Well, Baker has been stealthily setting up this low-key romance (mainly one-way romance) between Igor and Anora. So he creates this final storyline where Igor takes Anora back home. It’s a good 25 minute story that is completely different from everything that’s come before it. Which is why it’s a reboot.

Typically, when you end a storyline (in this case, getting the marriage annulled), all the air goes out of the balloon. So if you try and start a new storyline, you’re asking the reader to stick with you while you blow all that air into a new balloon. And most readers just don’t have the patience for that.

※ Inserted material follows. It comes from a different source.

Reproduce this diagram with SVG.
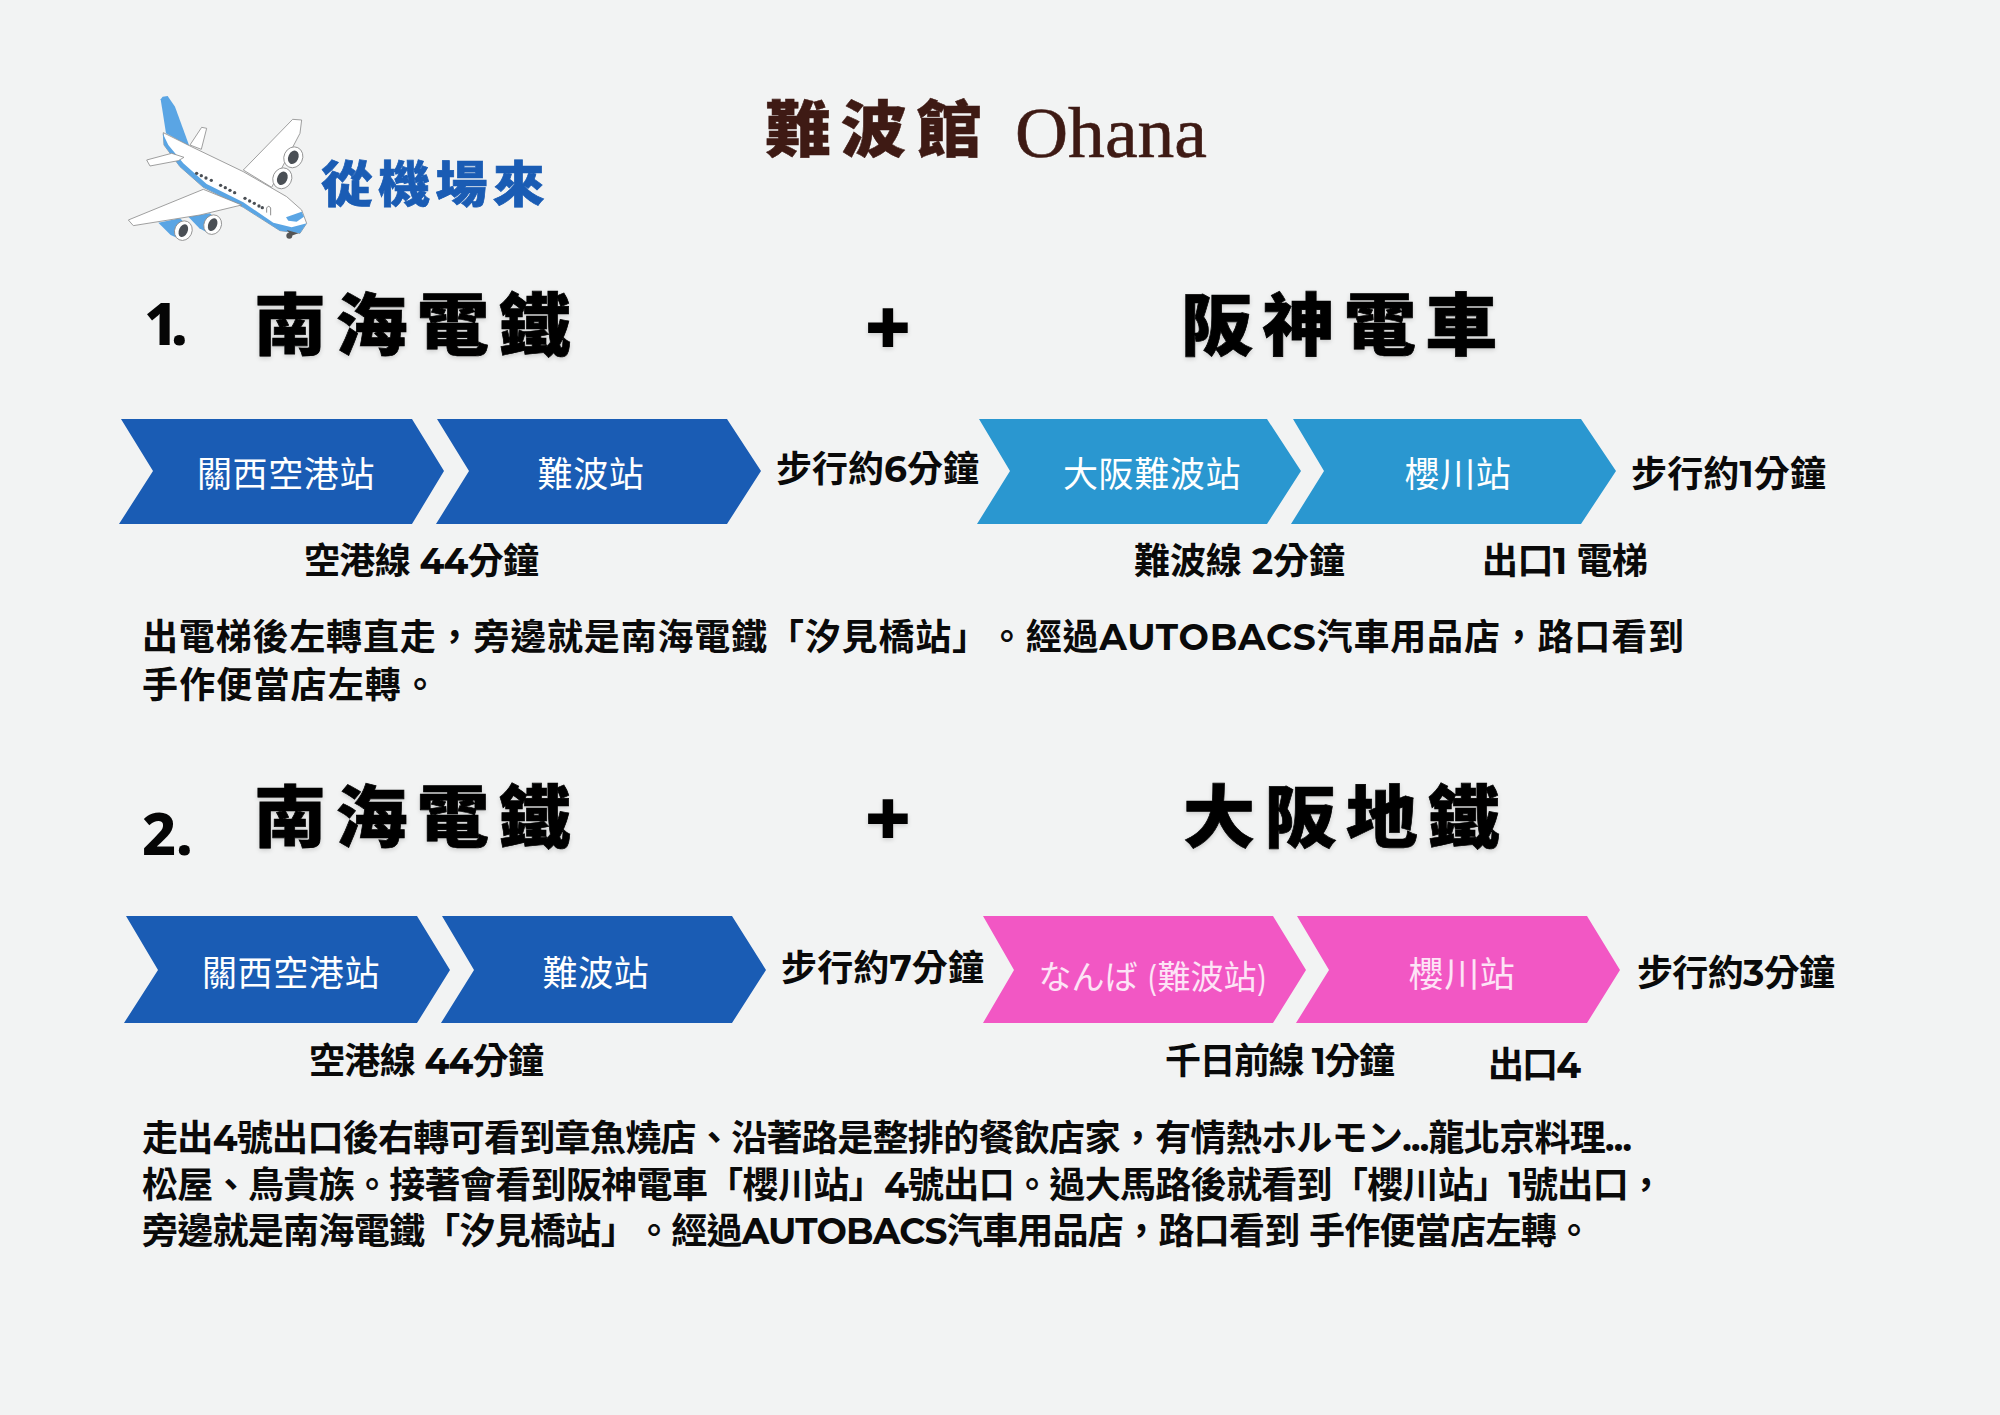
<svg xmlns="http://www.w3.org/2000/svg" width="2000" height="1415" viewBox="0 0 2000 1415">
<defs>
<filter id="soft" x="-5%" y="-10%" width="110%" height="125%"><feDropShadow dx="0" dy="2" stdDeviation="2" flood-color="#000" flood-opacity=".15"/></filter>
<style>
text{font-family:"Montserrat","Inter","Noto Sans CJK TC","Noto Sans CJK JP",sans-serif;text-spacing-trim:space-all}
.h{font-size:68px;font-weight:900;fill:#030303;stroke:#030303;stroke-width:.7px;letter-spacing:8.8px;filter:url(#soft)}
.n{font-family:"Noto Sans",sans-serif;font-weight:800;fill:#050505;font-size:59px}
.plus{font-family:"Noto Sans",sans-serif;font-weight:900;fill:#030303;font-size:80px;text-anchor:middle;filter:url(#soft)}
.w{font-size:36px;font-weight:700;fill:#0a0a0a}
.s{font-size:35px;font-weight:400;fill:#fff;text-anchor:middle;letter-spacing:.6px}
.b{font-size:36px;font-weight:700;fill:#0a0a0a}
.p1{fill:#1a5cb4}.p2{fill:#2a97d0}.p3{fill:#f257c4}
.pw{fill:#fff;stroke:#8d8d8d;stroke-width:2.5;stroke-linejoin:round}
.pb{fill:#5aa5e4}
.pd{fill:#4a4f55}
</style>
</defs>
<rect width="2000" height="1415" fill="#f2f3f3"/>

<g id="plane" transform="translate(100 70) scale(.3333)">
<path class="pw" d="M270 225 305 172 320 175 304 238Z"/>
<path class="pw" d="M430 300 578 148 605 150 600 190 515 352Z"/>
<g id="eng-up">
<ellipse class="pw" cx="580" cy="262" rx="28" ry="32" transform="rotate(25 580 262)"/><ellipse class="pd" cx="580" cy="262" rx="15" ry="21" transform="rotate(25 580 262)"/>
<ellipse class="pw" cx="547" cy="325" rx="28" ry="32" transform="rotate(25 547 325)"/><ellipse class="pd" cx="547" cy="325" rx="15" ry="21" transform="rotate(25 547 325)"/>
</g>
<path class="pb" d="M188 80 182 88 198 190 268 228 225 110 203 78Z"/>
<path class="pw" d="M190 188 270 228 430 305 560 380 605 420 620 460 600 490 540 482 430 412 310 352 240 290 192 225Z"/>
<path class="pb" d="M188 190 192 225 240 290 310 352 430 412 540 482 600 490 620 460 612 462 575 472 520 458 430 397 320 342 250 280 205 225Z"/>
<path class="pb" d="M558 442 605 425 612 440 590 455 565 452Z"/>
<path class="pw" d="M140 270 215 250 252 262 235 272 150 288Z"/>
<g id="windows" class="pd">
<circle cx="290" cy="310" r="5"/><circle cx="304" cy="317" r="5"/><circle cx="318" cy="324" r="5"/><circle cx="334" cy="331" r="5"/>
<circle cx="362" cy="346" r="5"/><circle cx="376" cy="353" r="5"/><circle cx="390" cy="361" r="5"/><circle cx="404" cy="368" r="5"/>
<circle cx="435" cy="385" r="5"/><circle cx="449" cy="393" r="5"/><circle cx="463" cy="400" r="5"/><circle cx="477" cy="408" r="5"/><circle cx="487" cy="413" r="5"/>
</g>
<path d="M500 428V414Q506 404 512 414V436" fill="none" stroke="#777" stroke-width="2.5"/>
<path class="pb" d="M175 458 240 445 275 480 245 510 212 495Z"/>
<path class="pb" d="M265 440 330 430 365 465 330 492 298 475Z"/>
<path class="pw" d="M85 450 310 358 425 405 300 435 100 467Z"/>
<g id="eng-low">
<ellipse class="pw" cx="250" cy="482" rx="26" ry="30" transform="rotate(25 250 482)"/><ellipse class="pd" cx="250" cy="482" rx="13" ry="20" transform="rotate(25 250 482)"/>
<ellipse class="pw" cx="338" cy="464" rx="26" ry="30" transform="rotate(25 338 464)"/><ellipse class="pd" cx="338" cy="464" rx="13" ry="20" transform="rotate(25 338 464)"/>
</g>
<path d="M560 480 595 490 575 497Z" fill="#555"/><circle cx="568" cy="497" r="9" fill="#555"/>
</g>

<g id="title">
<text transform="translate(321 202) scale(1.06 1)" fill="#1a5cb4" stroke="#1a5cb4" stroke-width=".7" style="font-size:49px;font-weight:900;letter-spacing:5px">從機場來</text>
<text transform="translate(765 152) scale(1.08 1)" fill="#3e1a14" stroke="#3e1a14" stroke-width=".5" style="font-size:61px;font-weight:900;letter-spacing:9px">難波館</text>
<text x="1015" y="157" textLength="192" lengthAdjust="spacingAndGlyphs" fill="#3e1a14" stroke="#3e1a14" stroke-width=".6" style="font-family:'Liberation Serif',serif;font-size:72px">Ohana</text>
</g>

<g id="route1">
<text class="n" x="144" y="345" style="letter-spacing:-7px">1.</text>
<text class="h" transform="translate(254 350) scale(1.06 1)">南海電鐵</text>
<text class="plus" x="888" y="356">+</text>
<text class="h" transform="translate(1181 350) scale(1.06 1)">阪神電車</text>
</g>
<g id="route1-chevrons">
<g id="n1-1"><path class="p1" d="M121 419H412L444 471 412 524H119L153 471Z"/><text class="s" x="286" y="487">關西空港站</text></g>
<g id="n1-2"><path class="p1" d="M437 419H727L761 471 727 524H436L469 471Z"/><text class="s" x="591" y="487">難波站</text></g>
<g id="n1-3"><path class="p2" d="M979 419H1267L1301 471 1267 524H977L1010 471Z"/><text class="s" x="1152" y="487">大阪難波站</text></g>
<g id="n1-4"><path class="p2" d="M1293 419H1581L1616 471 1581 524H1291L1324 471Z"/><text class="s" x="1458" y="487">櫻川站</text></g>
</g>
<g id="route1-labels">
<text class="w" x="776" y="482" textLength="203">步行約6分鐘</text>
<text class="w" x="1631" y="487" textLength="195">步行約1分鐘</text>
<text class="w" x="304" y="574" textLength="235">空港線 44分鐘</text>
<text class="w" x="1134" y="574" textLength="211">難波線 2分鐘</text>
<text class="w" x="1482" y="574" textLength="166">出口1 電梯</text>
<text class="b" x="142" y="650" textLength="1542">出電梯後左轉直走&#xFF0C;旁邊就是南海電鐵「汐見橋站」。經過AUTOBACS汽車用品店&#xFF0C;路口看到</text>
<text class="b" x="142" y="698" textLength="296">手作便當店左轉。</text>
</g>

<g id="route2">
<text class="n" x="142" y="855">2.</text>
<text class="h" transform="translate(254 842) scale(1.06 1)">南海電鐵</text>
<text class="plus" x="888" y="847">+</text>
<text class="h" transform="translate(1183 842) scale(1.06 1)">大阪地鐵</text>
</g>
<g id="route2-chevrons">
<g id="n2-1"><path class="p1" d="M126 916H417L450 970 417 1023H124L158 970Z"/><text class="s" x="291" y="986">關西空港站</text></g>
<g id="n2-2"><path class="p1" d="M442 916H732L766 970 732 1023H441L474 970Z"/><text class="s" x="596" y="986">難波站</text></g>
<g id="n2-3"><path class="p3" d="M983 916H1273L1306 970 1273 1023H983L1014 970Z"/><text class="s" x="1153" y="989" textLength="229" style="font-size:33px;letter-spacing:0;fill:#fde4f6">なんば (難波站)</text></g>
<g id="n2-4"><path class="p3" d="M1297 916H1587L1620 970 1587 1023H1296L1329 970Z"/><text class="s" x="1462" y="987" style="fill:#fde4f6">櫻川站</text></g>
</g>
<g id="route2-labels">
<text class="w" x="781" y="981" textLength="203">步行約7分鐘</text>
<text class="w" x="1637" y="986" textLength="198">步行約3分鐘</text>
<text class="w" x="309" y="1074" textLength="235">空港線 44分鐘</text>
<text class="w" x="1165" y="1074" textLength="230">千日前線 1分鐘</text>
<text class="w" x="1488" y="1078" textLength="93">出口4</text>
<text class="b" x="142" y="1151" textLength="1490">走出4號出口後右轉可看到章魚燒店、沿著路是整排的餐飲店家&#xFF0C;有情熱ホルモン...龍北京料理...</text>
<text class="b" x="142" y="1198" textLength="1522">松屋、鳥貴族。接著會看到阪神電車「櫻川站」4號出口。過大馬路後就看到「櫻川站」1號出口&#xFF0C;</text>
<text class="b" x="142" y="1244" textLength="1450">旁邊就是南海電鐵「汐見橋站」。經過AUTOBACS汽車用品店&#xFF0C;路口看到 手作便當店左轉。</text>
</g>
</svg>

Yet here, it works because Baker did such a good job setting it up that we want to see how this relationship is going to be resolved.

There’s a lot more to this movie than what I’ve covered but this should give you an idea of why I love this movie so much and why I think it will probably win Best Picture.

[ ] What the hell did I just read?
[ ] wasn’t for me
[ ] worth the read
[x] impressive
[ ] genius

What I learned: Don’t be afraid to incorporate big-budget screenplay tactics into small-budget indie-type scripts. I loved that Baker created this 15 hour ticking time bomb in the second act. They needed to find Ivan and get the marriage annulled by the time his parents’ plane landed. That urgency helped move that second act along like a bullet train.